The book concludes with a response by a film studies professor, himself a Jesuit priest, and a biblical scholar commenting on the “beautiful friendship” between the two fields of study.
As a whole the essays demonstrate the influence the Bible has had on filmmaking and provide ways for Bible students to use film to understand biblical stories. Whether the work de-centers Hollywood or not is hard to say.
Since most of the films discussed are international and few were mass- marketed in the United States, much in the essays may be new to American readers, presenting both opportunity and challenge. The opportunity is for readers to discover new films, new ways of viewing films and new ways of understanding biblical texts.
The challenge is that the essays are semi-technical, so the book might best be used in a university course on film/culture and the Bible. To make the reading more accessible, major film concepts are explained, but the obscurity of the films and academic writing style will narrow the readership.
“Into the Dark” provides accessible films and personal insights, while “Images of the Word” presents films most Christians will never see. The first shows God working in film.

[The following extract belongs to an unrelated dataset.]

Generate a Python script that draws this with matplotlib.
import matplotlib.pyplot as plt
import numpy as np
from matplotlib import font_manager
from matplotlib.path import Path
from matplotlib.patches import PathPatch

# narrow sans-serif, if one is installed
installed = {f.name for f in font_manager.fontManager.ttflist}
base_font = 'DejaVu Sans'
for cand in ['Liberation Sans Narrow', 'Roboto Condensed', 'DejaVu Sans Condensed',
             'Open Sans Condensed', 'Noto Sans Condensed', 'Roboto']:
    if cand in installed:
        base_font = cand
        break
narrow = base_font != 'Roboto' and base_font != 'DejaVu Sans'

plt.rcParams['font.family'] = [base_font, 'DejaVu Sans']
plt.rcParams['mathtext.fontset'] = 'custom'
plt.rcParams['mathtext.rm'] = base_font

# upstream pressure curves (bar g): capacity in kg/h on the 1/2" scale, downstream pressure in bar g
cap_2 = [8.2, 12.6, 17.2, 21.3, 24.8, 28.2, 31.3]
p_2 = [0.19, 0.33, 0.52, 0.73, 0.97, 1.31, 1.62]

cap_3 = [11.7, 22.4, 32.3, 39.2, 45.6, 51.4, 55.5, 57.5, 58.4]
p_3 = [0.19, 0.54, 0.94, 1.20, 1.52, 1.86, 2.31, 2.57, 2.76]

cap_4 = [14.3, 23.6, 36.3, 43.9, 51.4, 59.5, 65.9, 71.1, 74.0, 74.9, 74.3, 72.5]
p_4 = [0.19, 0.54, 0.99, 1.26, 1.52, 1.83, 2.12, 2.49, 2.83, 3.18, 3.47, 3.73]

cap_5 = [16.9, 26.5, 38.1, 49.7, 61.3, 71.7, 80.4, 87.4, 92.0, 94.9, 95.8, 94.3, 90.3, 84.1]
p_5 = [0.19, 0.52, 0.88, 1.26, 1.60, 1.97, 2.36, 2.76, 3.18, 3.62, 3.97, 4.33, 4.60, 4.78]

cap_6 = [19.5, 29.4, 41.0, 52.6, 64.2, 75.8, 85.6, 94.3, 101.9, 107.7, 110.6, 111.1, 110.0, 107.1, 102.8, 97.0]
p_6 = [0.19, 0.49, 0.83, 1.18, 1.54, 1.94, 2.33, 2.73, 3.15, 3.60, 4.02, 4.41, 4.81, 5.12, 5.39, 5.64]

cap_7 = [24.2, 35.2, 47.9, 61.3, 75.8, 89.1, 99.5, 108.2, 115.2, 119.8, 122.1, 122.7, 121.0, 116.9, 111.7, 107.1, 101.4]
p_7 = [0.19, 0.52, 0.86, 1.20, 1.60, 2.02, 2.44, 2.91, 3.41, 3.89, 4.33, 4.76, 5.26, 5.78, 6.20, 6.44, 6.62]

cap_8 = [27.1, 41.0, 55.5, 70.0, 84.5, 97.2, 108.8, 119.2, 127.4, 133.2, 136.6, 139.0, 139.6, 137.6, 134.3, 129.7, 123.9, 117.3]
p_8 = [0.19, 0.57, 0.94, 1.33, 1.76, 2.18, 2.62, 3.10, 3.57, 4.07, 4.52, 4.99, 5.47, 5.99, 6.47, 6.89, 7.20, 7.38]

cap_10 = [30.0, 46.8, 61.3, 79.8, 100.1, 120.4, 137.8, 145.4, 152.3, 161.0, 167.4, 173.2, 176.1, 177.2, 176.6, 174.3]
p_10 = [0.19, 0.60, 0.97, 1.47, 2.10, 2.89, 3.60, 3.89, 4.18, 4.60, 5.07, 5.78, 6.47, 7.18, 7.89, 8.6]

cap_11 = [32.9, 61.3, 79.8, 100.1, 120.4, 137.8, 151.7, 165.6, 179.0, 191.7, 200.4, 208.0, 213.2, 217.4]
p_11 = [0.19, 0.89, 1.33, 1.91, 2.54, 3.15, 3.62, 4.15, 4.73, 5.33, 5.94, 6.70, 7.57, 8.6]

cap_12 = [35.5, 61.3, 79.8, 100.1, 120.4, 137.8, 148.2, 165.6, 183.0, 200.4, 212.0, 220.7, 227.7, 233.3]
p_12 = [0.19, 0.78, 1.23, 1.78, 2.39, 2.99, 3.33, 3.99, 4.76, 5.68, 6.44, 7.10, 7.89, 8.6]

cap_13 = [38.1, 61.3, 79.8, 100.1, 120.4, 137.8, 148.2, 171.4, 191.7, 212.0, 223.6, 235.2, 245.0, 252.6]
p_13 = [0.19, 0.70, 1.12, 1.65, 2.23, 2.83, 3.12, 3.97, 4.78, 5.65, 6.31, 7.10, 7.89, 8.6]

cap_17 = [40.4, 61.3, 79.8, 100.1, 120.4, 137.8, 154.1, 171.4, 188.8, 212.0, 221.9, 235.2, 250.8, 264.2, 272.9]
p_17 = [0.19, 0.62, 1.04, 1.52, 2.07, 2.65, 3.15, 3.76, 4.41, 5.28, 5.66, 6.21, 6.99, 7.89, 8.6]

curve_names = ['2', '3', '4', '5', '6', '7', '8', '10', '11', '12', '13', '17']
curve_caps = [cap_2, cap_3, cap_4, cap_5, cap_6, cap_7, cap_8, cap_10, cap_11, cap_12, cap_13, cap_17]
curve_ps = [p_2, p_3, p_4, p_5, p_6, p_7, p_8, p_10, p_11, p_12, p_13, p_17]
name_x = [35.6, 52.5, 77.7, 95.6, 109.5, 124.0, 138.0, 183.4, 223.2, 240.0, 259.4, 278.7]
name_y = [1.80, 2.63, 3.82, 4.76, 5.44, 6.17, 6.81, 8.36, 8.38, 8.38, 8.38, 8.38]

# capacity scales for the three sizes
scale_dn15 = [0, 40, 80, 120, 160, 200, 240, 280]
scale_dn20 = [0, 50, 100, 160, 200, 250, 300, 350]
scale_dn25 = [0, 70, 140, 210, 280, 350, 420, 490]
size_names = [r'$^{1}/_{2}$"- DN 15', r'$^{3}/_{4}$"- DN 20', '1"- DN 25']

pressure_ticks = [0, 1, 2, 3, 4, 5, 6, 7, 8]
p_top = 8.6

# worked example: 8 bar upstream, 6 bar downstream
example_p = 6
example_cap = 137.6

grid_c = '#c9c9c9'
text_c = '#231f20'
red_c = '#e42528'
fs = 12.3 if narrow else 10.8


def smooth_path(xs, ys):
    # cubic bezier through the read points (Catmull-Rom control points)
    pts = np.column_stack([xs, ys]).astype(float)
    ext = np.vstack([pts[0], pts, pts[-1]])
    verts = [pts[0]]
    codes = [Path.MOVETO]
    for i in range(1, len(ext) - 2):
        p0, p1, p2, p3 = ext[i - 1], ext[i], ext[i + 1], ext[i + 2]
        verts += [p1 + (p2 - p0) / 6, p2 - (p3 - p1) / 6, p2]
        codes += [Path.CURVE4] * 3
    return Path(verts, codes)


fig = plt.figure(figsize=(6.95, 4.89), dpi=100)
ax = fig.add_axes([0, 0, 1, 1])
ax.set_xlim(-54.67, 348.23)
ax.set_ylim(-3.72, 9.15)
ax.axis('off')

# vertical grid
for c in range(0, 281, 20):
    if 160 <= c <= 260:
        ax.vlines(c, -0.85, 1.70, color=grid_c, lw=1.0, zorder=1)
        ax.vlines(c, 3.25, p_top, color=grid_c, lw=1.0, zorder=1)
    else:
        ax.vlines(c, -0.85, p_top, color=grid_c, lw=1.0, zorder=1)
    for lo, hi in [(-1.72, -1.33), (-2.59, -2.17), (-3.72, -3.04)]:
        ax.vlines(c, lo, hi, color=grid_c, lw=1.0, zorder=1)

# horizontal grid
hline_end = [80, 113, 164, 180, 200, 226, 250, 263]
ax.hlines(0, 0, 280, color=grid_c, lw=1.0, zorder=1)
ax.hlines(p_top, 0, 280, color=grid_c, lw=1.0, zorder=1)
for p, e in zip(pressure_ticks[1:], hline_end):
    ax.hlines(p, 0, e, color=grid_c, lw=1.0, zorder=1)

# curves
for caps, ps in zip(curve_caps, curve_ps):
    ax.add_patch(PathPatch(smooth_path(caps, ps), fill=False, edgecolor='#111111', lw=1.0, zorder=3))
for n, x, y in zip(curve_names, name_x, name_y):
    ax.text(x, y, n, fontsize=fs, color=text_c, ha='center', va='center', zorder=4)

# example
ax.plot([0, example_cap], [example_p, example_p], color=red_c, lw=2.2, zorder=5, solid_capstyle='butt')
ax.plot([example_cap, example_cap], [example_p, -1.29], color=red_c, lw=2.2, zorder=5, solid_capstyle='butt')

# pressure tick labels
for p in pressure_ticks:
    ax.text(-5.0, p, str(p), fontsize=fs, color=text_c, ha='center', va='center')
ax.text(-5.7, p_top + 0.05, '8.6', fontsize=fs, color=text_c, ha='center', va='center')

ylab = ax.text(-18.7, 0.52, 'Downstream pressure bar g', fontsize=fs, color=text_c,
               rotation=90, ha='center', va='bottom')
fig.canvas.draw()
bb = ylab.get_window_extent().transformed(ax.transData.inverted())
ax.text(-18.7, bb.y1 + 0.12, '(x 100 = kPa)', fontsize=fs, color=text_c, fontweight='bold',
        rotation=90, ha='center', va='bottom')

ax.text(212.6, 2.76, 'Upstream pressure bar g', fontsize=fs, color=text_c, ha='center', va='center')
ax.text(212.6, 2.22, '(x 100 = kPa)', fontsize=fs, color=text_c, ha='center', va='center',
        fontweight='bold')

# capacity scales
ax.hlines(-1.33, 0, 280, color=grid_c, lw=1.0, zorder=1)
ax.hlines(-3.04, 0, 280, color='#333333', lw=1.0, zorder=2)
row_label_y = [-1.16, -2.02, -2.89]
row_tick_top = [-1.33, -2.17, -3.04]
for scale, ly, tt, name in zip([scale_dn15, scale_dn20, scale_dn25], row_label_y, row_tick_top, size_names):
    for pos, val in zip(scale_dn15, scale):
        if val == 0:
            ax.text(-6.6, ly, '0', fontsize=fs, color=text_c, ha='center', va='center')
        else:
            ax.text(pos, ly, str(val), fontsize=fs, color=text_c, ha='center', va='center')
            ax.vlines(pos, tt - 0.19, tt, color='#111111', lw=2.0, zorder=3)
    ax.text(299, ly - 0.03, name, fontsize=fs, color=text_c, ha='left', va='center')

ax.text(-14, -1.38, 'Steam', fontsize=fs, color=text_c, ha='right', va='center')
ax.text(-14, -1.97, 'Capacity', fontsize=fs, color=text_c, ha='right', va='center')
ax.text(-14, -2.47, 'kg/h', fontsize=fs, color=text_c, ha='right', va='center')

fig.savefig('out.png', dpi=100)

The second shows how filmmakers depict God’s work (or lack thereof).
Each book demonstrates that Christianity and film both address deep needs in the human condition—a common ground for rich, passionate dialogue between Christians trying to be the image of Christ and our culture.

MARK PARKER is completing his Doctor of Ministry with an emphasis in spiritual formation at Harding University Graduate School of Religion in Memphis, Tenn.